* Rows *
↓
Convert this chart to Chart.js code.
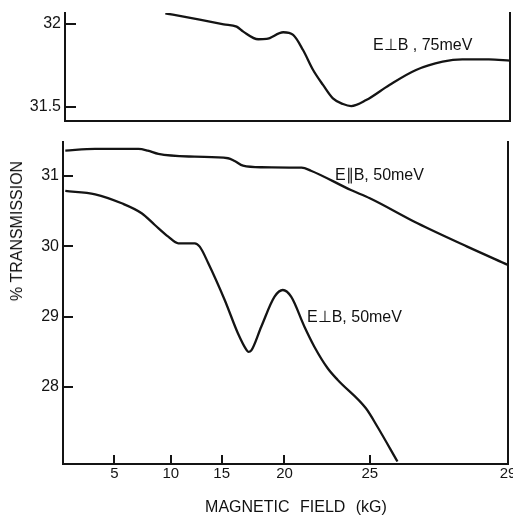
↑
↓
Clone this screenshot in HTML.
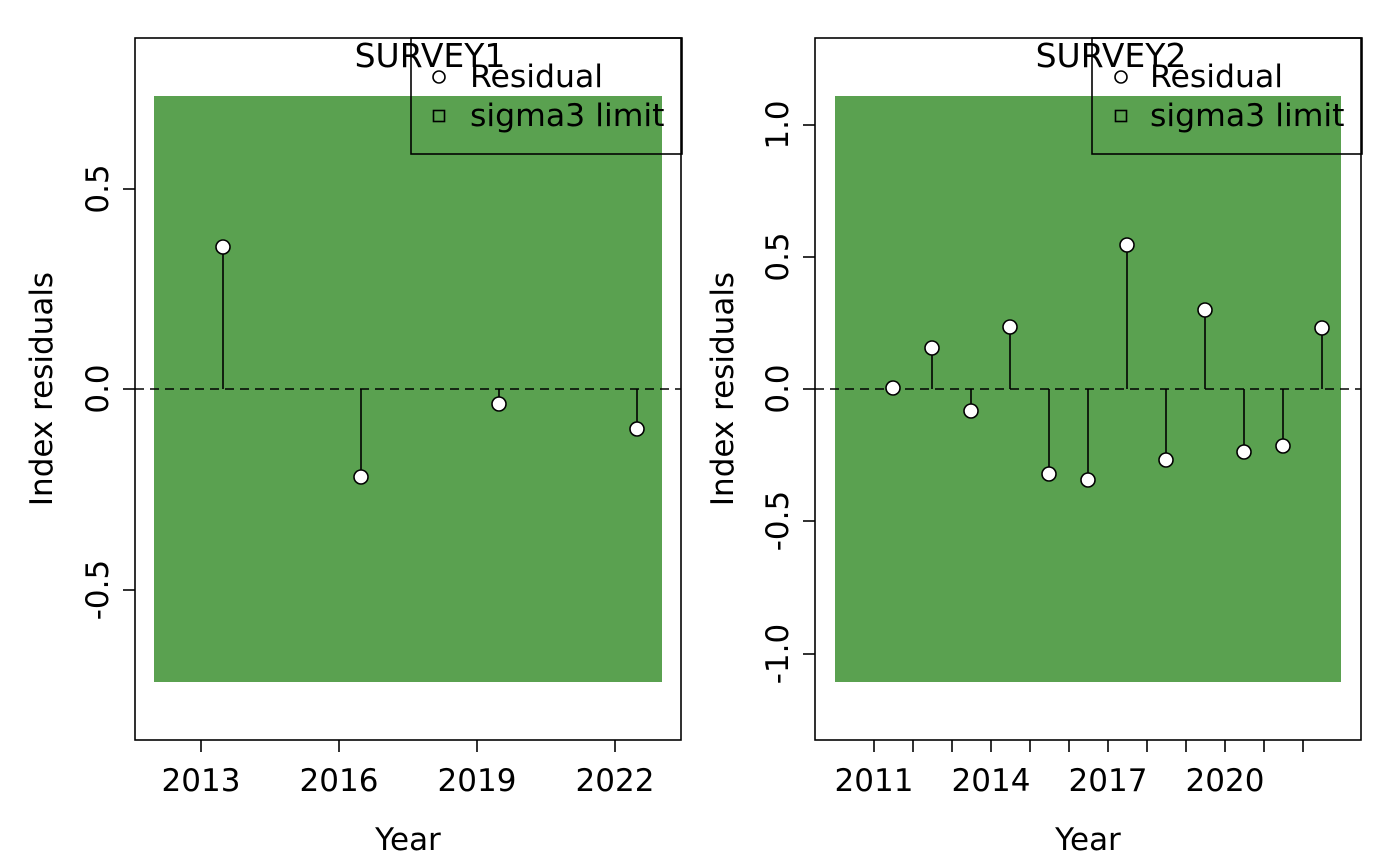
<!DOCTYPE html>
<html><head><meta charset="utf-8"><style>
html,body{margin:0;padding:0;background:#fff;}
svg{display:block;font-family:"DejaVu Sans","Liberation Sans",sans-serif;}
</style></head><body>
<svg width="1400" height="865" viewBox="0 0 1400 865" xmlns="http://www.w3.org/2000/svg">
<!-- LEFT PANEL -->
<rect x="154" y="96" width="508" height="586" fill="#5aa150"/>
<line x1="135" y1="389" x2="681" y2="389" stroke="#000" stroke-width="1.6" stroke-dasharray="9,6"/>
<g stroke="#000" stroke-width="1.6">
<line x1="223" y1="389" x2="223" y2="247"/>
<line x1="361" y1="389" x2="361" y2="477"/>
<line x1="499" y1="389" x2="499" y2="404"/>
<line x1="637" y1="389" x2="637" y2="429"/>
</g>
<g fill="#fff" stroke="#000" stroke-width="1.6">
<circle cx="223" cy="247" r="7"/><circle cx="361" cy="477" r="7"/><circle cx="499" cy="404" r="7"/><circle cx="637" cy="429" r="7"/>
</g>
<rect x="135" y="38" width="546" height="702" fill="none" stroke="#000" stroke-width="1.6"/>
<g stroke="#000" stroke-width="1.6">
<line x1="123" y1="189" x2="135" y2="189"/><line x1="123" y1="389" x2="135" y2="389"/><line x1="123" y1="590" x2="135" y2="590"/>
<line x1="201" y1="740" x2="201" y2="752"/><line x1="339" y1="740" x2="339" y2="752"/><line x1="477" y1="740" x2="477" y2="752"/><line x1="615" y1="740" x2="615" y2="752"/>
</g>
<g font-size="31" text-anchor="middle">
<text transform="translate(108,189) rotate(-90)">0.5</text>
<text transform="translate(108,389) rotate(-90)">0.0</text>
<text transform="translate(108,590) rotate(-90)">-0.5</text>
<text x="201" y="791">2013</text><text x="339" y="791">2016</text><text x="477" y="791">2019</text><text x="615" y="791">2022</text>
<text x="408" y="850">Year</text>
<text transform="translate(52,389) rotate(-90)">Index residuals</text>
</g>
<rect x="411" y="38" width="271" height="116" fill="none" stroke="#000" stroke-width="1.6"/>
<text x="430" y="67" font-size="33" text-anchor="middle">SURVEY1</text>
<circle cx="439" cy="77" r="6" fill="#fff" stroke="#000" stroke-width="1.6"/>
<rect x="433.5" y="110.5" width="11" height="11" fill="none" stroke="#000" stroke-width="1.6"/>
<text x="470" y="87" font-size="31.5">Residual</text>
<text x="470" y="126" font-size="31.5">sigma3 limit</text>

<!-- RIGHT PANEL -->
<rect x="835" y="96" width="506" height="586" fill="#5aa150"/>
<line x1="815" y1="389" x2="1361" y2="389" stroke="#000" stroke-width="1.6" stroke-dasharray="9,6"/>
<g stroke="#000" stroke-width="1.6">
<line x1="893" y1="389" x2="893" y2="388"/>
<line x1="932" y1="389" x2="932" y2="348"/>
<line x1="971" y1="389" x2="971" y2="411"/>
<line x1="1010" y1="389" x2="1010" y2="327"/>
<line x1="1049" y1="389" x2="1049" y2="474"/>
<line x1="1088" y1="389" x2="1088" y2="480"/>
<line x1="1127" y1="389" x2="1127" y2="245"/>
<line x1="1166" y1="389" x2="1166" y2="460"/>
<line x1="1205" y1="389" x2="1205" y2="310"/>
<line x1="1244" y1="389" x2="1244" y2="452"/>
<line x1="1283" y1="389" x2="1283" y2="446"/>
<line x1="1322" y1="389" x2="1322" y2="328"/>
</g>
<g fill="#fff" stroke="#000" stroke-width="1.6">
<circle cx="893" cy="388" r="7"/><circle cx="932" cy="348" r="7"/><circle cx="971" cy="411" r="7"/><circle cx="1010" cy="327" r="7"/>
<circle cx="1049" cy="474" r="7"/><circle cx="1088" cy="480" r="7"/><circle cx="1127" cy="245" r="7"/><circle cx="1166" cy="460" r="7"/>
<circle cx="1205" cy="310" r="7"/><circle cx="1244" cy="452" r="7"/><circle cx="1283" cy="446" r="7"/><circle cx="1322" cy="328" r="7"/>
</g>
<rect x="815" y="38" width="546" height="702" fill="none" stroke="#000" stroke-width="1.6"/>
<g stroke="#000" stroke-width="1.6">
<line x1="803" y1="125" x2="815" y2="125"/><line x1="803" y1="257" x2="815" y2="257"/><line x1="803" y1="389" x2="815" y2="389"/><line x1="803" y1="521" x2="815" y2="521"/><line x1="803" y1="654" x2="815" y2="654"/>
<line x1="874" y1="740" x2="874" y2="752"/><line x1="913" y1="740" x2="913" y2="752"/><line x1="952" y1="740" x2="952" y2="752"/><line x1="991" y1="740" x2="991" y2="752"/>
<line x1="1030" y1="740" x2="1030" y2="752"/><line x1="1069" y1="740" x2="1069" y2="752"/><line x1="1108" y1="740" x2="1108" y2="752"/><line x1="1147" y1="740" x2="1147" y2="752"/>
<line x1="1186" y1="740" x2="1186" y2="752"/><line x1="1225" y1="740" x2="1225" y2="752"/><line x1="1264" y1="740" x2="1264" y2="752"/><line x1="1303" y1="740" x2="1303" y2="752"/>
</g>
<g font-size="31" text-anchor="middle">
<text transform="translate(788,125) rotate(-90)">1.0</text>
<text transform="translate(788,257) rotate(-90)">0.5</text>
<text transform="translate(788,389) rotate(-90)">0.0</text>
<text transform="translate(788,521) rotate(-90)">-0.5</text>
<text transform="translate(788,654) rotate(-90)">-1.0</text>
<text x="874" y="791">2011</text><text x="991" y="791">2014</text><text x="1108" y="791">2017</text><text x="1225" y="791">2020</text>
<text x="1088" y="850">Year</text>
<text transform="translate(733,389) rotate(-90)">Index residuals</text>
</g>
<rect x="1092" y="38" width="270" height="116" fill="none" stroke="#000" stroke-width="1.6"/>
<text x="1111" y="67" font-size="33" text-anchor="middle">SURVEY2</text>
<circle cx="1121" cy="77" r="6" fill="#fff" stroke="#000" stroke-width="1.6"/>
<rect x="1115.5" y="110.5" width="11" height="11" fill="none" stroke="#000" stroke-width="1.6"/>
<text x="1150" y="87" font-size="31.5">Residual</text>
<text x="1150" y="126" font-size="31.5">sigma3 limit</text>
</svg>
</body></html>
↑
↓
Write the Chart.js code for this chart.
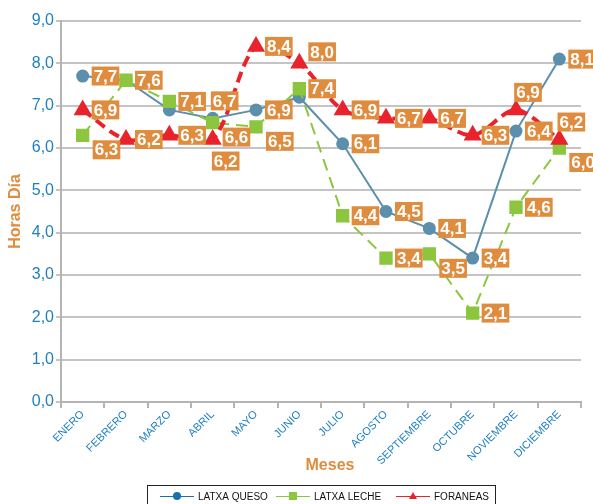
↑
* What the task requires *
All lines of the data above that include the word "Chart" must be shown.

* Correct output *
Convert this chart to Chart.js code.
Write the Chart.js code for this chart.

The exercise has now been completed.